Pot lovers, beware: Your favorite drug could kill your pet. Candace Braden, the owner of a 4-year-old boxer/blue heeler mix named Finn, had to learn this lesson the hard way when she brought Finn to a party in January and he accidentally ate a pot cookie, according to a report.
Braden told The Coloradoan she found Finn “stiff and unresponsive” the morning after the party and realized later he was suffering from marijuana toxicity.
“His jaw was locked. His brown eyes, barely open, couldn’t register his owner’s panicked face. He was high,” the outlet reported of the dog owner’s terrifying experience. “I was pretty much having a nervous breakdown,” Braden told the paper. “It’s really scary to see your baby like that.”
She rushed the typically friendly and energetic pup to an emergency animal hospital when he started to “seize” and “dribble urine.”
Finn was being tested to determine what had poisoned him and Braden realized the dog must’ve accidentally ingested a marijuana-laden “edible” at the party the night before.
She said partygoers were eating weed cookies and one of her friends stuffed one in their pocket, where Finn apparently found it and gobbled it down, the report stated.
Marijuana Affects Dogs Differently Than Humans
It’s toxic for dogs and could be fatal in large doses. “The lethargy and fogginess that might make a pot brownie fun for a human can render a dog incapable of basic functions. In rare cases … a dog can undergo gradual paralysis and die,” the outlet wrote, adding that fatal cases are rare.

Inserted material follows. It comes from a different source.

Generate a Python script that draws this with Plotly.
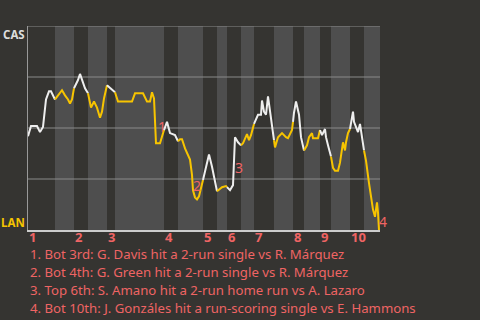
import plotly.graph_objects as go

# event index along the game, CAS win probability (%)
play = [0, 3, 9, 12, 15, 18, 21, 23, 27,
        31, 34, 37, 40, 42, 44, 46,
        50, 52, 54, 57, 60,
        63, 66, 69, 72, 74, 76, 79,
        83, 87,
        90, 104, 107, 115, 119, 122, 124, 126, 128, 132, 135, 136,
        139, 142, 147, 150,
        152, 154, 157, 162, 164, 165, 167, 169, 171, 175,
        181, 184, 189,
        194, 198, 199,
        202, 205, 206, 207, 210, 213,
        215, 219, 221, 223, 226,
        227, 230, 233, 234, 236, 238, 240, 242, 244, 246,
        247, 250, 254, 258, 260, 264, 265,
        266, 268, 271, 273, 276,
        279, 281, 284, 285, 290, 292,
        294, 297, 298, 300, 303,
        305, 307, 310, 312, 314, 315, 317, 318, 320, 322,
        324, 325, 326, 328, 330, 332, 333, 335, 336,
        338, 341, 344, 345, 347, 349, 350, 351]
cas_wp = [46, 51, 51, 48, 50.5, 64, 68, 68, 64,
          66.5, 68.5, 66, 64, 62, 64, 69.5,
          73.5, 76.5, 74, 69.5, 67,
          60, 63, 60, 55, 58, 64.5, 71,
          69, 67.5,
          63, 63, 67, 67, 63, 63, 67.5, 64.5, 42.5, 42.5, 47.5, 49,
          53, 47.5, 46.5, 43.5,
          44.5, 44.5, 40, 34.5, 27, 19.5, 16, 15, 16.5, 24.5,
          37, 31, 19,
          21, 21.5, 21,
          19.5, 22, 31, 45.5, 43, 41.5,
          42.5, 47, 44, 46.5, 52,
          53, 56.5, 56.5, 63.5, 58, 56.5, 65.5, 57.5, 50.5, 44,
          40.5, 45.5, 47.5, 45.5, 45, 49, 53,
          57.5, 63, 56.5, 45.5, 39,
          41.5, 45.5, 47.5, 45, 45, 49,
          46.5, 49.5, 45.5, 41.5, 36,
          30.5, 29, 29, 33, 39, 43, 39, 43, 47.5, 49.5,
          55, 58, 53, 50.5, 48, 52, 49, 41.5, 39,
          34, 23, 14.5, 10, 6.5, 13.5, 8.5, 0]

# half-inning boundaries (event index)
half_bounds = [0, 27, 46, 60, 79, 87, 136, 150, 175, 189, 199, 213, 226,
               246, 265, 276, 292, 303, 322, 336, 352]
innings = ["1", "2", "3", "4", "5", "6", "7", "8", "9", "10"]

# key plays: label, event index, CAS win %
key_labels = ["1", "2", "3", "4"]
key_play = [134, 169, 211, 351]
key_wp = [50.5, 22, 30.4, 4.4]
key_text = [
    "1. Bot 3rd: G. Davis hit a 2-run single vs R. Márquez",
    "2. Bot 4th: G. Green hit a 2-run single vs R. Márquez",
    "3. Top 6th: S. Amano hit a 2-run home run vs A. Lazaro",
    "4. Bot 10th: J. Gonzáles hit a run-scoring single vs E. Hammons",
]
grid_levels = [25, 50, 75, 100]

BG = "#353431"
LIGHT = "#4e4e4e"
RED = "#ef6464"
YEL = "#f7c400"
WHT = "#eeeeee"
GRID = "#8a8a8a"
FONT = "Noto Sans"

fig = go.Figure()
shapes = []
for i in range(len(half_bounds) - 1):
    a, b = half_bounds[i], half_bounds[i + 1]
    if i % 2 == 1:
        shapes.append(dict(type="rect", xref="x", yref="paper", x0=a, x1=b,
                           y0=0, y1=1, fillcolor=LIGHT, line_width=0,
                           layer="below"))
    xs = [x for x in play if a <= x <= b]
    ys = [y for x, y in zip(play, cas_wp) if a <= x <= b]
    fig.add_trace(go.Scatter(x=xs, y=ys, mode="lines",
                             line=dict(color=WHT if i % 2 == 0 else YEL, width=2),
                             hoverinfo="skip", showlegend=False))
for g in grid_levels:
    shapes.append(dict(type="line", xref="paper", yref="y", x0=0, x1=1,
                       y0=g, y1=g, line=dict(color=GRID, width=1),
                       layer="between"))

ann = []
for k in range(len(innings)):
    ann.append(dict(x=half_bounds[2 * k], y=0, xref="x", yref="y",
                    text="<b>%s</b>" % innings[k], showarrow=False,
                    xanchor="left", yanchor="top", yshift=3, borderpad=0,
                    font=dict(color=RED, size=13, family=FONT)))
for lab, x, y in zip(key_labels, key_play, key_wp):
    ann.append(dict(x=x, y=y, xref="x", yref="y", text=lab, showarrow=False,
                    xanchor="center", yanchor="middle",
                    xshift=4 if lab == "4" else 0,
                    font=dict(color=RED, size=14, family=FONT)))
for j, t in enumerate(key_text):
    ann.append(dict(x=0, y=-(24 + 18 * j) / 204, xref="paper", yref="paper",
                    text=t, showarrow=False, xanchor="left", yanchor="middle",
                    borderpad=0, xshift=1,
                    font=dict(color=RED, size=13.2, family=FONT)))
ann.append(dict(x=0, y=100, xref="paper", yref="y", text="<b>CAS</b>",
                showarrow=False, xanchor="right", yanchor="top", xshift=-2,
                borderpad=0,
                font=dict(color="#dddddd", size=11.5, family=FONT)))
ann.append(dict(x=0, y=0, xref="paper", yref="y", text="<b>LAN</b>",
                showarrow=False, xanchor="right", yanchor="bottom", xshift=-2,
                yshift=-1, borderpad=0,
                font=dict(color=YEL, size=11.5, family=FONT)))

fig.update_layout(
    width=480, height=320,
    margin=dict(l=28, r=100, t=26, b=90),
    paper_bgcolor=BG, plot_bgcolor=BG,
    shapes=shapes, annotations=ann,
    xaxis=dict(range=[0, 352], showgrid=False, zeroline=False,
               showticklabels=False, showline=True, linecolor="#cccccc",
               linewidth=2),
    yaxis=dict(range=[0, 100], showgrid=False, zeroline=False,
               showticklabels=False, showline=True, linecolor="#999999",
               linewidth=1),
)
fig.write_html("out.html")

Finn was given charcoal to help him vomit out the pot, and 12 hours and $1,000 in vet bills later, he was safe to go home. Braden said six weeks later Finn is back to his normal, “happy-go-lucky self with no lasting effects.”
When formulated the right way, medical marijuana can actually help pets, according to reports. Some veterinarians have created medical marijuana products that are safe for pets — and owners report it’s helped cats and dogs that suffer from nerves, chronic pain and mood disorders.
But these are specially designed products with dosage prescribed by a veterinarian. They don’t have a high presence of THC, the psychoactive ingredient in the marijuana plant that makes humans and pets high, and consist primarily of CBD, the medicinal chemical of the plant that doesn’t have psychoactive effects.
Despite the mounting body of evidence showing marijuana to be extremely beneficial for people suffering from things like cancer, chronic pain and depression, research shows users need to take extreme care in storing their medicine and recreational pot in a place animals can’t access.
The Coloradoan reported veterinarians at Fort Collins Veterinary Emergency and Rehabilitation, about 60 miles north of Denver, see between five and 10 cases per week of marijuana toxicity in dogs. They also cited a 2012 study in which researchers found a positive correlation between marijuana toxicity cases in dogs and medical marijuana licenses in Colorado.
Veterinarians recommend bringing any animal that might have ingested marijuana to an animal hospital as soon as possible and to not fear any repercussions.